Some of you newbies are now edging uneasily toward the exit. Panic not. You can do this, you really can. There are low carb convenience foods, you just need to retrain your grocery store radar to spot them.

For the Paleo crowd: Not all these foods are Paleo. The meats are not grass-fed or pasture-raised, an d many of the vegetables will not be organic. I’m going to leave those concerns for another day. Right now, I want to help the folks who went low carb on New Years Day, and who just want to know what they can eat without jacking up their blood sugar or doing a lot of cooking.

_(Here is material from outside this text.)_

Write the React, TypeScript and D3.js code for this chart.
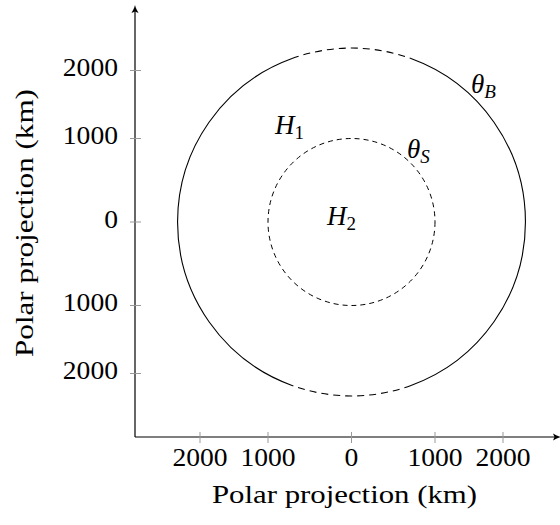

Here are some items you’ll find in your big grocery store that work for us:

Rotisserie chicken

You can simply carve and eat a rotisserie chicken, adding a salad or a quickly-steamed vegetable. But I also love rotisserie chicken for chicken salads of every description.

Frozen hot wings
Read the labels carefully, since many varieties are breaded, have a sauce containing considerable sugar, or both.

Frozen hamburger patties

Read the labels! You’re looking for 100% beef, and nothing but the beef. The easiest way to cook these is in an electric contact grill (If you’re buying an electric contact grill, pop for one with removable grill plates. They’re vastly easier to clean, and the plates can even go in the dishwasher.). Vary them with toppings. How about:

  • Blue cheese and minced red onion
  • Pizza sauce and mozzarella–read the labels to find a pizza sauce with no added sugar.
  • Provolone and pesto
  • Sautéed onions, mushrooms, or both
  • Feta cheese and jarred olive tapenade
  • Pepper jack, bacon, sliced avocado, and salsa–once again, read the label!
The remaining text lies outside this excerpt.